Saturday, 27 March 2010

Kingdom fails refugees: HRW


via CAAI News Media

Friday, 26 March 2010 15:05 Cheang Sokha and Brooke Lewis

ASYLUM regulations adopted by the government last year are in breach of the 1951 UN Refugee Convention, to which Cambodia is a party, the group Human Rights Watch asserted in an open letter to Prime Minister Hun Sen on Thursday.

The letter is critical of the deportation of 20 Uighur asylum seekers in December – which came two days after the regulations were signed by Hun Sen – and calls for the government to bring its policies in line with international law.

“Cambodia’s new regulations allow the government far too much leeway to deny refugee status and to forcibly return people who fear persecution,” Bill Frelick, HRW’s refugee policy director, said in press statement also released Thursday.

Accompanying the letter is a point-by-point analysis of Cambodia’s Sub-decree on Procedures for Examination, Recognition, and Provision of Refugee or Asylum Status for Aliens that outlines concerns related to 15 articles, many of which, HRW contends, contravene the UN convention.
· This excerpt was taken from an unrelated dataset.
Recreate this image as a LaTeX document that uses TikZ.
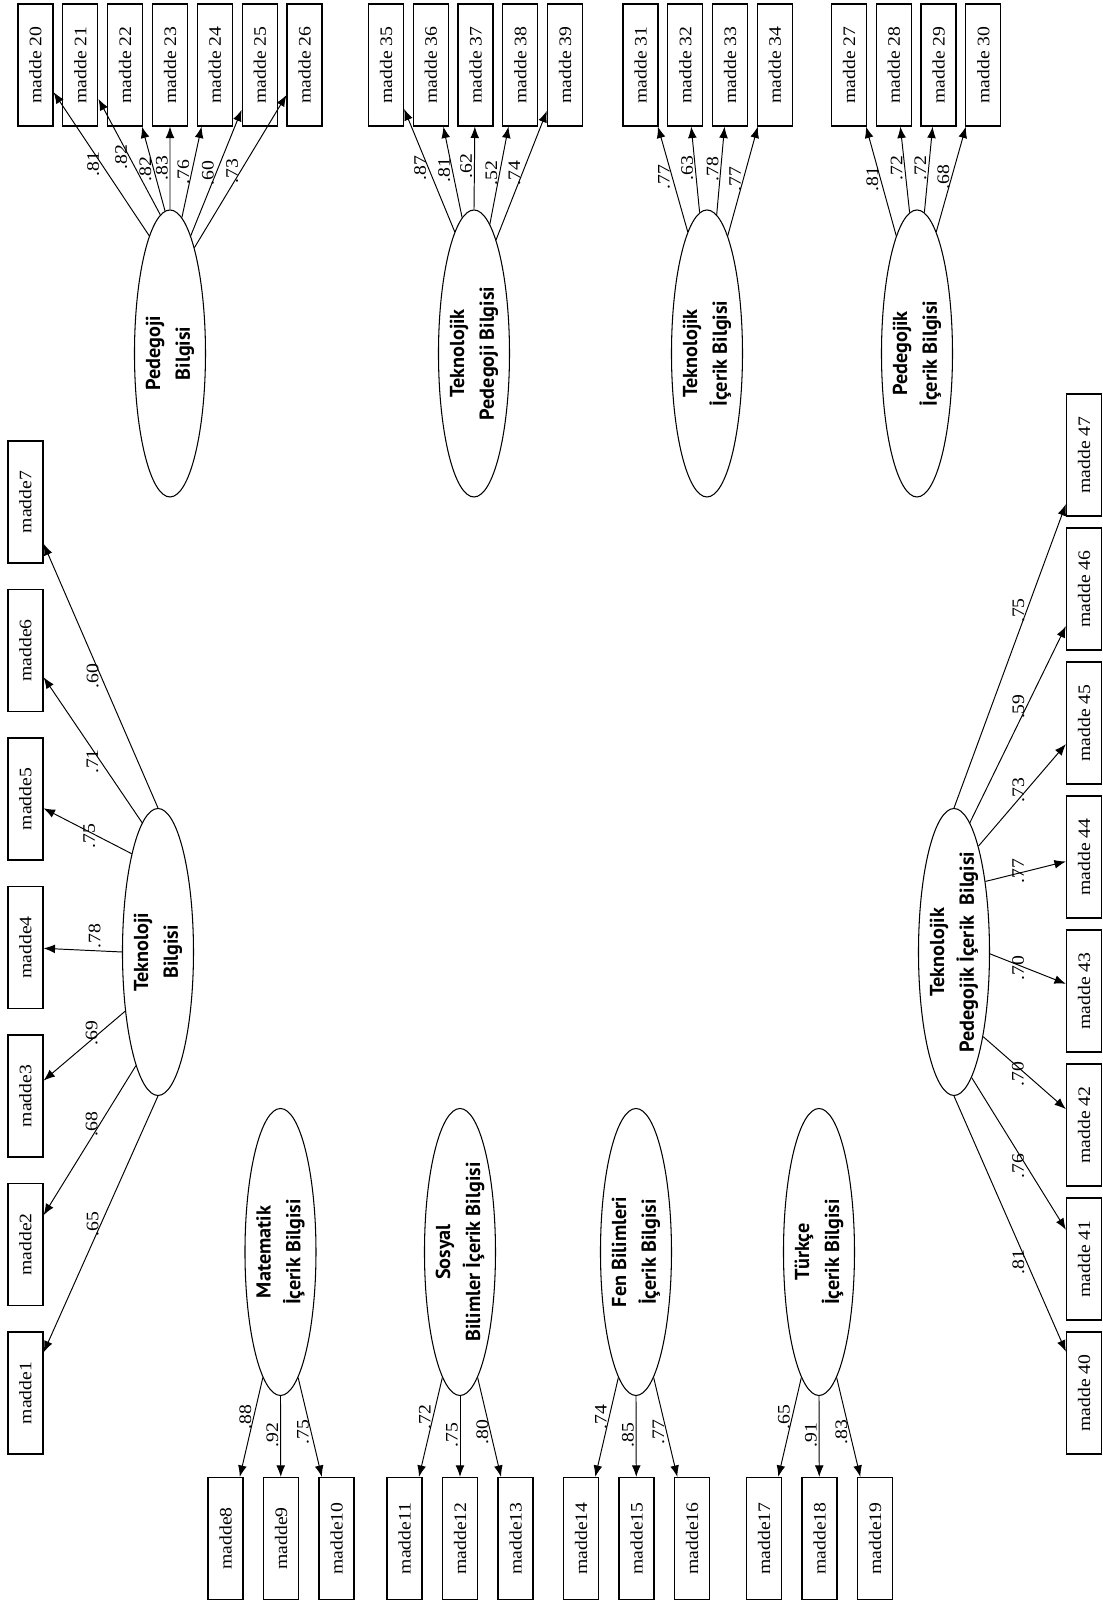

“The sub-decree provides Cambodian authorities numerous and overlapping bases for refusal of refugee status or removal with insufficient safeguards to protect against the wrongful removal of people with protection concerns,” the rights group says in its analysis, which places particular emphasis on the sub-decree’s definition of a refugee as someone who faces a “serious” fear of persecution.

“By specifying serious persecution, the sub-decree suggests that less-than-serious persecution could be grounds for denying refugee status, thus creating a higher standard for refugee status than the Convention requires,” the analysis states.

The HRW analysis is yet another example of international criticism of both the new refugee regulations and the Uighur deportation. Rights groups have claimed that the deportees – who are believed to have witnessed clashes between Chinese security forces and Uighur demonstrators in Xinjiang province last summer – were likely to face torture and possible execution upon their return to China.

Two days after the Uighurs were deported, China and Cambodia inked aid agreements worth US$1.2 billion, sparking speculation from some commentators that last-minute changes to the sub-decree – which strengthened the government’s power to deport asylum-seekers – had been rushed through in a bid to please Beijing.

Foreign Ministry spokesman Koy Kuong said Thursday that he had not yet had time to read the HRW letter in detail, and that legal experts would be consulted on the analysis. He said the refugee sub-decree had been formulated “within the framework of the national sovereignty of Cambodia”.

Despite the point-by-point analysis, Information Minister Khieu Kanharith said the HRW letter had failed to specify which articles of the sub-decree needed amending. “They are a big organisation, but they do not know how to make such a statement,” he said. “They failed to mention which points require the amendment from the government.”